» **Stated problem**: Copy out exactly the lines spanning the line with "Write a web" to the line with "const labelY = 42.4;", inclusive, from the data underneath, with no pictures.

» **Source code of charts**:
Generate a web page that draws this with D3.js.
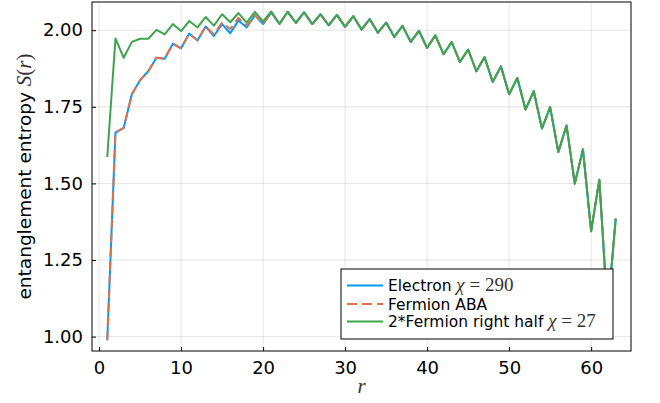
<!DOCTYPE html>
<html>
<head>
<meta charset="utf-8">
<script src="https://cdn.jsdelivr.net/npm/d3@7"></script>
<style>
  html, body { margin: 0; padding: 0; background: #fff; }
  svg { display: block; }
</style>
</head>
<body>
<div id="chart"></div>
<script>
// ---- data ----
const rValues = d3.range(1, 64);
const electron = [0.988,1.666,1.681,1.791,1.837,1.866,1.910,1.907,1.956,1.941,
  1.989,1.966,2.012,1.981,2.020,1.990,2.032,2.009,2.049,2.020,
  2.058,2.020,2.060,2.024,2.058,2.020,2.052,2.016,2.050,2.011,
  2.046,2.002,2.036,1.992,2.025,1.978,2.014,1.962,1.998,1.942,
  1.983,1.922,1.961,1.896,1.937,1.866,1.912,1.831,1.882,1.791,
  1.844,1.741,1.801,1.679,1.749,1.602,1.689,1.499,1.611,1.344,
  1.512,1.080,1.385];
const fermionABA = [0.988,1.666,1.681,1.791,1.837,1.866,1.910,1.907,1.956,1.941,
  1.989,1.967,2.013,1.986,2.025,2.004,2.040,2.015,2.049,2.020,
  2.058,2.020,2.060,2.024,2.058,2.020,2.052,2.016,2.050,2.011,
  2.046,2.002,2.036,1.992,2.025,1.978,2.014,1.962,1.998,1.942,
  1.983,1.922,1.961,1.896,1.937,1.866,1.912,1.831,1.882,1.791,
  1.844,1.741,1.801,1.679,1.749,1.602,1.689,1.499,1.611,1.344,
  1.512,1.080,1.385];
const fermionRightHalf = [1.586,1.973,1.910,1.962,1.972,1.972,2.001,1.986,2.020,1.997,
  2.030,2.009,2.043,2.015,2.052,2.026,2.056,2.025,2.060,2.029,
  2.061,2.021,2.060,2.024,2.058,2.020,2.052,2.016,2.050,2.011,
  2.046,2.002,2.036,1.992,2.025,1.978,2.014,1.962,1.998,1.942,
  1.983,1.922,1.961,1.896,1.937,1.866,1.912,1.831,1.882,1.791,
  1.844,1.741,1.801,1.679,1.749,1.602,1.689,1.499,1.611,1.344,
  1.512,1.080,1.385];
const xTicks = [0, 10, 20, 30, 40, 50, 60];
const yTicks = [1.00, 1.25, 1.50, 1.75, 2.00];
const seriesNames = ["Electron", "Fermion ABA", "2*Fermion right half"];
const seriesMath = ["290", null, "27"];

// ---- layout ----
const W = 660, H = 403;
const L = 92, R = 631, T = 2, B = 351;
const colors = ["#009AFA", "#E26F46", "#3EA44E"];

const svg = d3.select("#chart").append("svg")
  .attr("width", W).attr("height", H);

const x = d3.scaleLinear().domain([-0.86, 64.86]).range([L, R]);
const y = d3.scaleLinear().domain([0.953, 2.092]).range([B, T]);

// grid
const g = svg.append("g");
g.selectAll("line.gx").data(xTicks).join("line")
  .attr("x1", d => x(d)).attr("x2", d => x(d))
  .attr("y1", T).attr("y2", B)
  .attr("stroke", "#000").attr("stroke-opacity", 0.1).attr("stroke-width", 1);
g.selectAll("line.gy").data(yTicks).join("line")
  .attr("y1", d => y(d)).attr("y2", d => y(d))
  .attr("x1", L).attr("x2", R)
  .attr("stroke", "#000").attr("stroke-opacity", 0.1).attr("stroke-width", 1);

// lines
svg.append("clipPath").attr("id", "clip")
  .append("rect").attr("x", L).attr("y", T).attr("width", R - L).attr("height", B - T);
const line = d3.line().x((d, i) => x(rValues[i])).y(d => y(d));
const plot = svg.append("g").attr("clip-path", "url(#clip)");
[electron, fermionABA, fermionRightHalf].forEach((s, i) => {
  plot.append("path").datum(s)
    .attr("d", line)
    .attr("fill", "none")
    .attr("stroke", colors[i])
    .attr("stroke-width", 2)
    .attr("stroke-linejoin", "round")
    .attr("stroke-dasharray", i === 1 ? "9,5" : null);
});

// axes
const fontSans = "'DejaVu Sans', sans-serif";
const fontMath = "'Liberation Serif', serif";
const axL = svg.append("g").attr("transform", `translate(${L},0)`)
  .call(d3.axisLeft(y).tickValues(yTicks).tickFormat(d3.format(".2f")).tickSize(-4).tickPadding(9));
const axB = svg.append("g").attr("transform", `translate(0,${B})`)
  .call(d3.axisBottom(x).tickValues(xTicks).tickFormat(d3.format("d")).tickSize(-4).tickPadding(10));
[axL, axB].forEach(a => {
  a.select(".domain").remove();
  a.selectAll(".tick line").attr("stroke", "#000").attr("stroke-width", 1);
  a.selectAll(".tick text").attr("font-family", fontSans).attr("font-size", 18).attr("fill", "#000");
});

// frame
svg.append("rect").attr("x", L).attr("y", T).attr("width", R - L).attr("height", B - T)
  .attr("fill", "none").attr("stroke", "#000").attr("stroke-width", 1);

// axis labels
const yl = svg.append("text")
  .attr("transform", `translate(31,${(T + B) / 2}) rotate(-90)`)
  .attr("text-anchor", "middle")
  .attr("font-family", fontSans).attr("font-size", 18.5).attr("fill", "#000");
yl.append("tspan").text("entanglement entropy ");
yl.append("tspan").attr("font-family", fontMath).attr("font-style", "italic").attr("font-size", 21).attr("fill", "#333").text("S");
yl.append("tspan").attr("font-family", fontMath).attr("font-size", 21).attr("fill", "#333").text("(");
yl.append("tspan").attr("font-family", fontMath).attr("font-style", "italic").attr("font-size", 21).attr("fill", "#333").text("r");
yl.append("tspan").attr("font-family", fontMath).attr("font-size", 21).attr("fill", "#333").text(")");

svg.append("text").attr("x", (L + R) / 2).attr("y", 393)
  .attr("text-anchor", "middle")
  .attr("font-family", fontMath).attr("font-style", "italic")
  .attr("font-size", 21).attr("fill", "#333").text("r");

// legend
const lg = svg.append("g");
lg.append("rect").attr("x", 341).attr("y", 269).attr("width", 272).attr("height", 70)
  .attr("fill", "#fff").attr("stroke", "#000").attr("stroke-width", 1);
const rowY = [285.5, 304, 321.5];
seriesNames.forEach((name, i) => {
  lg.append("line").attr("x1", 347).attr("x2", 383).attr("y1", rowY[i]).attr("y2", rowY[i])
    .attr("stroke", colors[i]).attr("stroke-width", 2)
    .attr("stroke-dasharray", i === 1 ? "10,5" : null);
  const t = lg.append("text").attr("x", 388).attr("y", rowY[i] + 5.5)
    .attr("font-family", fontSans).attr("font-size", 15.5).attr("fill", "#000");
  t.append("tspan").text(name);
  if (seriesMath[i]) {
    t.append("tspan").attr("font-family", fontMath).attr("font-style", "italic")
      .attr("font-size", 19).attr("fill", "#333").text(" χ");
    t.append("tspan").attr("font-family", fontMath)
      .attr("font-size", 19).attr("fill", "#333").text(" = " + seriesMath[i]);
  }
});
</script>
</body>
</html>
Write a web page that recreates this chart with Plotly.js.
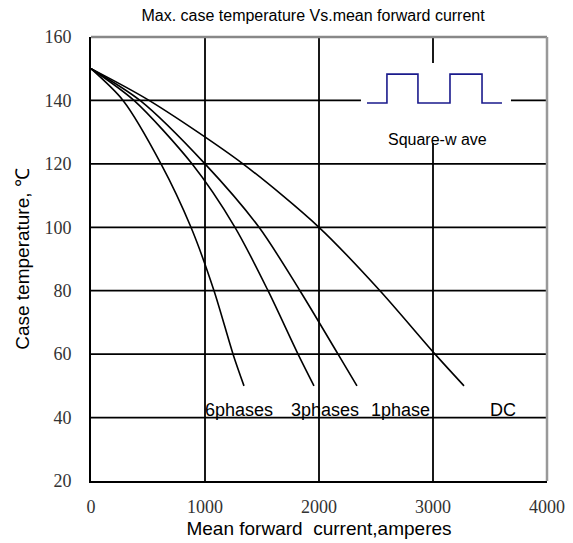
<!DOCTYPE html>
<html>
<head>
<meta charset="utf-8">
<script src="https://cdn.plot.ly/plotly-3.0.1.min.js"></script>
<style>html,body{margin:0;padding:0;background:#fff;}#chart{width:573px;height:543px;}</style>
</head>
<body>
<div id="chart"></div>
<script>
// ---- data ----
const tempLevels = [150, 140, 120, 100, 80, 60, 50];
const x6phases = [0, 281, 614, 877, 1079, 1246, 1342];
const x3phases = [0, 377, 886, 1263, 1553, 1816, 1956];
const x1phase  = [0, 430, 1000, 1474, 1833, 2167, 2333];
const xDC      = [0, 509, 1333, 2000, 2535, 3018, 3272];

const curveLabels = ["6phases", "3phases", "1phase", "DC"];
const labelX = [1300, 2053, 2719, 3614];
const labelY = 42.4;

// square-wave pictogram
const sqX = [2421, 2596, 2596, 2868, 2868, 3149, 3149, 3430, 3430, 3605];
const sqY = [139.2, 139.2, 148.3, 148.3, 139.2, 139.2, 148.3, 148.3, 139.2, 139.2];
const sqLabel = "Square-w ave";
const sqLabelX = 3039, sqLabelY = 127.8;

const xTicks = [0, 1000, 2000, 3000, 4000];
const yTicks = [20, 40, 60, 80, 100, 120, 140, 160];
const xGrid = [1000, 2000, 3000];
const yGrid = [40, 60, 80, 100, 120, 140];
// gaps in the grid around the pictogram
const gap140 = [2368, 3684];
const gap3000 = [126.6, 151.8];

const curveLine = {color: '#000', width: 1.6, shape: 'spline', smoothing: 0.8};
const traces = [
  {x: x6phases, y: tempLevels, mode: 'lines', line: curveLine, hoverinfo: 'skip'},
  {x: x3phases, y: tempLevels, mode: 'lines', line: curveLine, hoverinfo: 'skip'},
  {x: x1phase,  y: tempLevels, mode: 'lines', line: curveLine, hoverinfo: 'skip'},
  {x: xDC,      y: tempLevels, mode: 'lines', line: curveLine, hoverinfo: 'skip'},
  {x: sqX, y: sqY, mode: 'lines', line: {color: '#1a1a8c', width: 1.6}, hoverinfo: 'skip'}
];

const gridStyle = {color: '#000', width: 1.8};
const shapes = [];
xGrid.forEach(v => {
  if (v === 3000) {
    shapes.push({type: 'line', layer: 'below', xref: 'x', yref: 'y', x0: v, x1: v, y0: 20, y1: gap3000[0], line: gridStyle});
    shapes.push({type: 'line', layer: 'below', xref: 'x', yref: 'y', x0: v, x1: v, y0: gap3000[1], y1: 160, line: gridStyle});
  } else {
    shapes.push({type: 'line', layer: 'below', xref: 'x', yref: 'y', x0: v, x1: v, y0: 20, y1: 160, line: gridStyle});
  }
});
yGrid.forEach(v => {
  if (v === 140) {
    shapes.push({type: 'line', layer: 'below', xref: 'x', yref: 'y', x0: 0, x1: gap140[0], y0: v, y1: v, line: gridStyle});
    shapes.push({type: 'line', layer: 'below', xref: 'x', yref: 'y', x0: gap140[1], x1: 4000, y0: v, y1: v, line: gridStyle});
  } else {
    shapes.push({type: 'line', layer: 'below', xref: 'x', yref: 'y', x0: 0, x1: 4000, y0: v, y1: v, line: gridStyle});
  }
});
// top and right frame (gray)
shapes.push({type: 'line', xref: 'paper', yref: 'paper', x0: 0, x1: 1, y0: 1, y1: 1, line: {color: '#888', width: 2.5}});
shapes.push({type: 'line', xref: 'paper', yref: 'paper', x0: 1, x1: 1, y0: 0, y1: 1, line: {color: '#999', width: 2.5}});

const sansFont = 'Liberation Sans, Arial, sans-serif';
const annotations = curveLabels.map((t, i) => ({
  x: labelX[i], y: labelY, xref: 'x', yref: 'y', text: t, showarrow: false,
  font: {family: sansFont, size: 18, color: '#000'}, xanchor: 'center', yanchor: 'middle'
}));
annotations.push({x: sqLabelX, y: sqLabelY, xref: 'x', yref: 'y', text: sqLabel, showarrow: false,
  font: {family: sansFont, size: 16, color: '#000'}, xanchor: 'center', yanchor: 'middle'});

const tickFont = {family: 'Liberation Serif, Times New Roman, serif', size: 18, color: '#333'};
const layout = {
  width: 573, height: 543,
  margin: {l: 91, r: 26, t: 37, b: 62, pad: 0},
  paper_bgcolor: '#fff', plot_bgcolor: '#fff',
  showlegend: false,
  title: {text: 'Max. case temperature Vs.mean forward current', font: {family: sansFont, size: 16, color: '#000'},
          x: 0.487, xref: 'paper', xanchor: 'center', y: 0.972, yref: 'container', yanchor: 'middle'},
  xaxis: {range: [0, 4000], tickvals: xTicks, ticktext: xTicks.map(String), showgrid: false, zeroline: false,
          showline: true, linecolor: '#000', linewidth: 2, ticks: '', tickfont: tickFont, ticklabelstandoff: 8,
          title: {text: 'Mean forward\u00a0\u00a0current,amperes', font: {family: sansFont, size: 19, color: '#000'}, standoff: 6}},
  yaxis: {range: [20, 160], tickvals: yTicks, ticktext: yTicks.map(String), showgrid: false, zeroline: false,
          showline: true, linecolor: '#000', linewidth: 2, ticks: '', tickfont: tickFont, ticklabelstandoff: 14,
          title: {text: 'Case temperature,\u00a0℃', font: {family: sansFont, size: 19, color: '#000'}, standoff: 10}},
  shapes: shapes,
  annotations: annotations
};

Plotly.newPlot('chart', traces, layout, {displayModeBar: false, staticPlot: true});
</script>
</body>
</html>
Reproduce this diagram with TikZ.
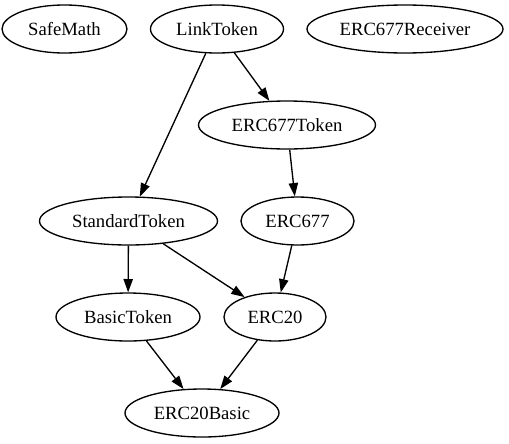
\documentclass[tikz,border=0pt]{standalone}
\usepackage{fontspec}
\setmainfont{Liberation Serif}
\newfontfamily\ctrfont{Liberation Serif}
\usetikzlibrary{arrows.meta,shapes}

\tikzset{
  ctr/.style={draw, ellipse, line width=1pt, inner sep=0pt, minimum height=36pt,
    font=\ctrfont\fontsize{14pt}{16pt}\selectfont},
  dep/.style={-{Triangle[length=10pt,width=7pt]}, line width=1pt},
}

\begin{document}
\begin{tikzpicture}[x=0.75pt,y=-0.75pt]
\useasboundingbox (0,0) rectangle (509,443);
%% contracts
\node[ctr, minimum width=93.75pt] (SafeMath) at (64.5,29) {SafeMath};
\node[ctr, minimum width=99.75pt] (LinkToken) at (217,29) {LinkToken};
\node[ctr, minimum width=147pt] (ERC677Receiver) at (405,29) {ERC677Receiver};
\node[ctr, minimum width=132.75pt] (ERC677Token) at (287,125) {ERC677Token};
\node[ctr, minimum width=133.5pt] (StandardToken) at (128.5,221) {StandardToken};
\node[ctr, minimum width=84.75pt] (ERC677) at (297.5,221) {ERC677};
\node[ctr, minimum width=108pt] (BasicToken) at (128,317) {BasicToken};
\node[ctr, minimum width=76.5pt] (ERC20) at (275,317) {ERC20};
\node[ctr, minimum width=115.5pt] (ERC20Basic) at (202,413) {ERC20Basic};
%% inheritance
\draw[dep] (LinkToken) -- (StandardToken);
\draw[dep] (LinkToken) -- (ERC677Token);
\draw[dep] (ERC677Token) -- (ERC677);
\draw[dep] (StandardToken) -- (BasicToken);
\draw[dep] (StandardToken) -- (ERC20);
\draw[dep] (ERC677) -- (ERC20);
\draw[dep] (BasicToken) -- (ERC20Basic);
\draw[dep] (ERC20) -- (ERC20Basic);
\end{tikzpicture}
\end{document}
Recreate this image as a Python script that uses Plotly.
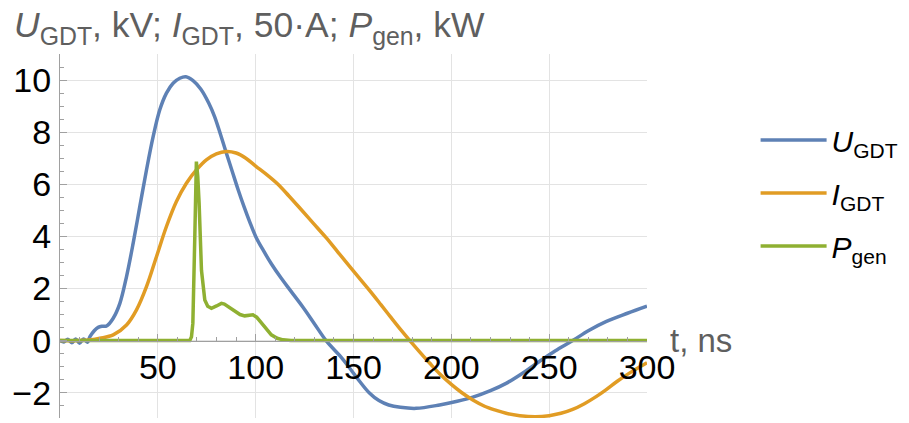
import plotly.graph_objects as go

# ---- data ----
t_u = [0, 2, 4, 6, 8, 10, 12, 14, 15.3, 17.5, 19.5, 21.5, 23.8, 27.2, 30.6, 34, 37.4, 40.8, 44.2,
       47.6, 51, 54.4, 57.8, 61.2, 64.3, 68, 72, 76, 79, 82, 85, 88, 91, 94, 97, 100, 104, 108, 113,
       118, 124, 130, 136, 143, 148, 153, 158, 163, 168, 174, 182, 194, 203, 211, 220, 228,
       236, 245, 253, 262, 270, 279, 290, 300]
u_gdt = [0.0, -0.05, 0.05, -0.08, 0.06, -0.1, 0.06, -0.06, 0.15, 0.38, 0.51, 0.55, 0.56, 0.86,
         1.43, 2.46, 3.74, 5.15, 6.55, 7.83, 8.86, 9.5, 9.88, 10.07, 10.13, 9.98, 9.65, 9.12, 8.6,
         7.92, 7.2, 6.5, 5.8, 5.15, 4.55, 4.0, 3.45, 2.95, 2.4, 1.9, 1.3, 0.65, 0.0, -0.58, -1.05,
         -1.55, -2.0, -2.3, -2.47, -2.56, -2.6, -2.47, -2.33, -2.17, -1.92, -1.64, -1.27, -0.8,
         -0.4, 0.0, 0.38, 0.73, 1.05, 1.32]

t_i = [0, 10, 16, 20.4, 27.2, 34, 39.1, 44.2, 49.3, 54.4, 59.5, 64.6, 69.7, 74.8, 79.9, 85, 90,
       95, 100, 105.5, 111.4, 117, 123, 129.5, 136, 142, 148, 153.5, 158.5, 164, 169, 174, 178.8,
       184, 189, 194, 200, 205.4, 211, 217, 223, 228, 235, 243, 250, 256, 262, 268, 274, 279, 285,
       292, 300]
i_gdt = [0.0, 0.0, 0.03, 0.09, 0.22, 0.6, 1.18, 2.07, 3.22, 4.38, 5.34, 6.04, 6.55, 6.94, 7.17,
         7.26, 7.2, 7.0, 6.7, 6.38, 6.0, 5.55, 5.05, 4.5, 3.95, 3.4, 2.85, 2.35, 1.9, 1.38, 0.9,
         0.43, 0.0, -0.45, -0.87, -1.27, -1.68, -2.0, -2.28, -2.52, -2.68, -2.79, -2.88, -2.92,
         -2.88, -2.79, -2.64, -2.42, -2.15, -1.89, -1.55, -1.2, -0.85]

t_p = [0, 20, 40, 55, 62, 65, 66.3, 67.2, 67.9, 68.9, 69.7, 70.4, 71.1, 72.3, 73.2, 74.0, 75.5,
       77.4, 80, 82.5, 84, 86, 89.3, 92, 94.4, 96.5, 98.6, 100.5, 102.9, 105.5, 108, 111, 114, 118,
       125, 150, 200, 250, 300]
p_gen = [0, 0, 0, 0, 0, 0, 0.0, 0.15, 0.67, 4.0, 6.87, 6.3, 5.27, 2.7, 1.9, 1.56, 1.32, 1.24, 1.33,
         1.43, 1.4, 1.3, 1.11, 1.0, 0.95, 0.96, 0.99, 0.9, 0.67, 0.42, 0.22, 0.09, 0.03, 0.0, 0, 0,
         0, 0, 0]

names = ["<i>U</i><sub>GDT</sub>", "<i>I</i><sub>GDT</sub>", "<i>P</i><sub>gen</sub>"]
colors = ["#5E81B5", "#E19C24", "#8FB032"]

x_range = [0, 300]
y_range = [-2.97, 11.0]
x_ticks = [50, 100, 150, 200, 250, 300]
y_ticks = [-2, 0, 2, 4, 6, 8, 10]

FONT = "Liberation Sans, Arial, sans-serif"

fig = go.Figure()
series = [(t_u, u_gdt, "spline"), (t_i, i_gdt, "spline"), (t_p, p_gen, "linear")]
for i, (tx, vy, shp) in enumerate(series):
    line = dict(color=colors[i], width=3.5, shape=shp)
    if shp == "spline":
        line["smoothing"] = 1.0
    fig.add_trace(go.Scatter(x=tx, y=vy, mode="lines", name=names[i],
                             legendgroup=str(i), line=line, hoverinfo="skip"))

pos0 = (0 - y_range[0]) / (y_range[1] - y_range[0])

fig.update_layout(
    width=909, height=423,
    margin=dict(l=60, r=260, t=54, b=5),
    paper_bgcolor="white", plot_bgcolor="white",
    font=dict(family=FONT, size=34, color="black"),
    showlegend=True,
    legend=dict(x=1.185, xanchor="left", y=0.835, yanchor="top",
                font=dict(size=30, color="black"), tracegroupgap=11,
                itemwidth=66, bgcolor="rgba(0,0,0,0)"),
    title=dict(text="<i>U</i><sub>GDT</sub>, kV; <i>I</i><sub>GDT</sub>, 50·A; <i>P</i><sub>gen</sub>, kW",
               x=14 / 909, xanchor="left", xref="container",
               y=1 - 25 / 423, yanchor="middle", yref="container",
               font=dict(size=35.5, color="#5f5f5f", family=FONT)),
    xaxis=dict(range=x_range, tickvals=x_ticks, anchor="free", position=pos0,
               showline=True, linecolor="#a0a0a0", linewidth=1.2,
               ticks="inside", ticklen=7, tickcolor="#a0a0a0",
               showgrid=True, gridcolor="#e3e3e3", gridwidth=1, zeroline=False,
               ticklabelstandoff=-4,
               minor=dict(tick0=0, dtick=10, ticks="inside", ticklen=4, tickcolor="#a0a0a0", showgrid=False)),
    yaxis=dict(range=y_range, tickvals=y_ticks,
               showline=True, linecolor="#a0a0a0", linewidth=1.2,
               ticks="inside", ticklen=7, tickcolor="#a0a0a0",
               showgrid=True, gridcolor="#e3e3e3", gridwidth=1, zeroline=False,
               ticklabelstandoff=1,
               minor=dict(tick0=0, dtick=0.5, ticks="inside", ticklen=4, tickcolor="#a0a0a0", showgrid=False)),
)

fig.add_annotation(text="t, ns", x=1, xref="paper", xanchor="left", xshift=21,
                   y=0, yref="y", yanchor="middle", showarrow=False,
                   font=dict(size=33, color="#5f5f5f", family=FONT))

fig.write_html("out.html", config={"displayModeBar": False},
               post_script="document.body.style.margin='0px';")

» **Complete output**:
Write a web page that recreates this chart with Plotly.js.
<!DOCTYPE html>
<html>
<head>
<meta charset="utf-8">
<script src="https://cdn.plot.ly/plotly-3.0.1.min.js"></script>
<style>html,body{margin:0;padding:0;background:#fff;}#chart{width:573px;height:543px;}</style>
</head>
<body>
<div id="chart"></div>
<script>
// ---- data ----
const tempLevels = [150, 140, 120, 100, 80, 60, 50];
const x6phases = [0, 281, 614, 877, 1079, 1246, 1342];
const x3phases = [0, 377, 886, 1263, 1553, 1816, 1956];
const x1phase  = [0, 430, 1000, 1474, 1833, 2167, 2333];
const xDC      = [0, 509, 1333, 2000, 2535, 3018, 3272];

const curveLabels = ["6phases", "3phases", "1phase", "DC"];
const labelX = [1300, 2053, 2719, 3614];
const labelY = 42.4;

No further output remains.